Characterization and Electrochemical Properties of Nanostructured Zr-Doped Anatase TiO2 Tubes Synthesized by Sol-Gel Template Route

A series of nanostructured Zr-doped anatase TiO2 tubes with the Zr/Ti molar ratio of 0.01, 0.02, 0.03, and 0.09 were prepared by a sol-gel technology on a carbon fiber template. The electrochemical performance of Zr-doped anatase TiO2 as anodes for rechargeable lithium batteries was investigated and compared with undoped titania. Tests represented that after 35-fold charge/discharge cycling at C/10 the reversible capacity of Zr-doped titania (Zr/Ti = 0.03) reaches 135 mA h g−1, while the capacity of undoped titania (Zr/Ti = 0) yielded only 50 mA h g−1. Based on the results of the physicochemical investigation, three reasons of improving electrochemical performance of Zr-doped titania were suggested.
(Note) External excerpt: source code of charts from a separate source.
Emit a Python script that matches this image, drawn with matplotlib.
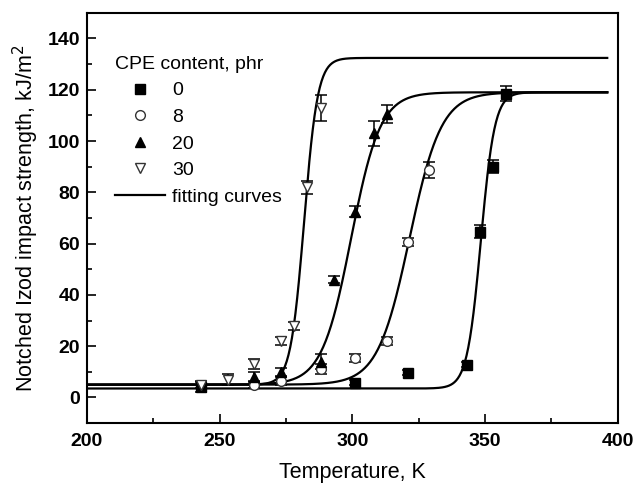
import numpy as np
import matplotlib
matplotlib.use("Agg")
import matplotlib.pyplot as plt
from matplotlib.lines import Line2D
from matplotlib.ticker import MultipleLocator

plt.rcParams["font.family"] = ["Liberation Sans", "DejaVu Sans"]

# measured impact strength (kJ/m^2) vs temperature (K) per CPE content
T0 = [243, 301, 321, 343, 348, 353, 358]
S0 = [4, 5.7, 9.6, 12.8, 64.7, 90, 118.5]
E0 = [2, 1, 1, 1, 2.5, 2.5, 3]

T8 = [263, 273, 288, 301, 313, 321, 329]
S8 = [5, 6.5, 11, 15.5, 22, 60.5, 88.7]
E8 = [1.5, 1.5, 2, 1.5, 1.5, 1.5, 3]

T20 = [263, 273, 288, 293, 301, 308, 313]
S20 = [8, 10, 14, 46, 72.5, 103, 110.7]
E20 = [2, 1.5, 3, 1.5, 2, 5, 3.5]

T30 = [243, 253, 263, 273, 278, 283, 288]
S30 = [5, 7, 13, 22, 28, 82, 113]
E30 = [1.5, 2, 2, 1.5, 1.5, 2.5, 5]

# Boltzmann fitting parameters (lower, upper, centre, width)
fit_A1 = [3.5, 5, 5, 5]
fit_A2 = [119, 119, 119, 132.4]
fit_x0 = [348.4, 321.5, 299.5, 281.8]
fit_dx = [2.6, 6.0, 5.5, 2.56]

labels = ["0", "8", "20", "30"]

fig = plt.figure(figsize=(6.35, 4.92), dpi=100)
ax = fig.add_axes([0.137, 0.140, 0.836, 0.834])

xfit = np.linspace(200, 396, 600)
for a1, a2, x0, dx in zip(fit_A1, fit_A2, fit_x0, fit_dx):
    yfit = a2 + (a1 - a2) / (1 + np.exp((xfit - x0) / dx))
    ax.plot(xfit, yfit, color="black", lw=1.6, zorder=2)

styles = [
    dict(marker="s", mfc="black", mec="black"),
    dict(marker="o", mfc="white", mec="#333333"),
    dict(marker="^", mfc="black", mec="black"),
    dict(marker="v", mfc="white", mec="#333333"),
]
series = [(T0, S0, E0), (T8, S8, E8), (T20, S20, E20), (T30, S30, E30)]
for (t, s, e), st in zip(series, styles):
    ax.errorbar(t, s, yerr=e, fmt="none", ecolor="black", elinewidth=1.1,
                capsize=4.5, capthick=1.1, zorder=3)
    ax.plot(t, s, ls="none", ms=7, mew=1.0, zorder=4, **st)

ax.set_xlim(200, 400)
ax.set_ylim(-10, 150)
ax.xaxis.set_major_locator(MultipleLocator(50))
ax.xaxis.set_minor_locator(MultipleLocator(25))
ax.yaxis.set_major_locator(MultipleLocator(20))
ax.yaxis.set_minor_locator(MultipleLocator(10))
ax.tick_params(which="both", direction="in", width=1.2, top=False, right=False)
ax.tick_params(which="major", length=6.5)
ax.tick_params(which="minor", length=3.5)
ax.tick_params(axis="x", pad=7)
ax.tick_params(axis="y", pad=5)
for lab in ax.get_xticklabels() + ax.get_yticklabels():
    lab.set_fontsize(14)
    lab.set_fontweight("bold")
for sp in ax.spines.values():
    sp.set_linewidth(1.5)

ax.set_xlabel("Temperature, K", fontsize=15.5, labelpad=9)
ax.set_ylabel("Notched Izod impact strength, kJ/m$^2$", fontsize=15.5, labelpad=5)

handles = [Line2D([], [], ls="none", ms=7, mew=1.0, **st) for st in styles]
handles.append(Line2D([], [], color="black", lw=1.6))
leg = ax.legend(handles, labels + ["fitting curves"], title="CPE content, phr",
                loc="upper left", bbox_to_anchor=(0.052, 0.895), frameon=False,
                fontsize=14, title_fontsize=14, alignment="left",
                handlelength=2.6, handletextpad=0.35, labelspacing=0.46,
                borderaxespad=0, borderpad=0)

fig.savefig("out.png", dpi=100)
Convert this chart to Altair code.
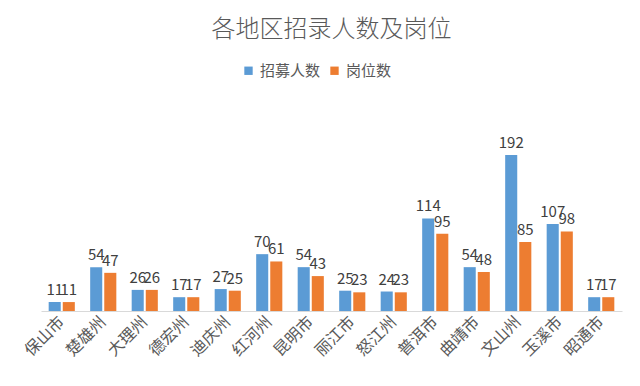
import altair as alt
import pandas as pd

regions = ["保山市", "楚雄州", "大理州", "德宏州", "迪庆州", "红河州", "昆明市",
           "丽江市", "怒江州", "普洱市", "曲靖市", "文山州", "玉溪市", "昭通市"]
recruit = [11, 54, 26, 17, 27, 70, 54, 25, 24, 114, 54, 192, 107, 17]
posts = [11, 47, 26, 17, 25, 61, 43, 23, 23, 95, 48, 85, 98, 17]
series = ["招募人数", "岗位数"]

rows = []
for r, a, b in zip(regions, recruit, posts):
    rows.append({"region": r, "series": series[0], "value": a})
    rows.append({"region": r, "series": series[1], "value": b})
df = pd.DataFrame(rows)

FONT = "Noto Sans CJK SC"

x = alt.X("region:N", sort=regions, title=None,
          scale=alt.Scale(paddingInner=0.37, paddingOuter=0.185),
          axis=alt.Axis(labelAngle=-45, labelAlign="right", labelBaseline="middle",
                        labelFontSize=16, labelColor="#595959", labelFont=FONT,
                        ticks=False, domainColor="#D9D9D9", labelPadding=8))
xoff = alt.XOffset("series:N", sort=series,
                   scale=alt.Scale(paddingInner=0.143, paddingOuter=0))
y = alt.Y("value:Q", scale=alt.Scale(domain=[0, 250]), axis=None)

bars = alt.Chart(df).mark_bar().encode(
    x=x, xOffset=xoff, y=y,
    color=alt.Color("series:N", sort=series,
                    scale=alt.Scale(domain=series, range=["#5B9BD5", "#ED7D31"]),
                    legend=alt.Legend(title=None, orient="none", direction="horizontal",
                                      legendX=200, legendY=-45, labelFontSize=15,
                                      labelFont=FONT, labelColor="#595959",
                                      symbolType="square", symbolSize=70,
                                      columnPadding=6, labelOffset=4))
)

labels = alt.Chart(df).mark_text(dy=-12, fontSize=15, color="#404040", font=FONT).encode(
    x=x, xOffset=xoff, y=y, text="value:Q"
)

chart = (bars + labels).properties(
    width=581, height=203,
    background="white",
    title=alt.TitleParams("各地区招录人数及岗位", anchor="middle", fontSize=24,
                          font=FONT, fontWeight=300, color="#595959", offset=21),
    autosize=alt.AutoSizeParams(type="none"),
    padding={"left": 33, "top": 100, "right": 10, "bottom": 70},
).configure_view(strokeWidth=0, stroke="transparent")

chart.save("out.html", embed_options={"renderer": "svg", "actions": False})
According to the scanning electron microscopy and transmission electron microscopy, Zr4+ doping induces a decrease in nanoparticle size, which facilitates the Li+ diffusion. The Raman investigations show the more open structure of Zr-doped TiO2 as compared to undoped titania due to changing of the unit cell parameters, that significantly affects on the reversibility of the insertion/extraction process. The electrochemical impedance spectroscopy results indicate that substitution of Zr4+ for Ti4+ into anatase TiO2 has favorable effects on the conductivity.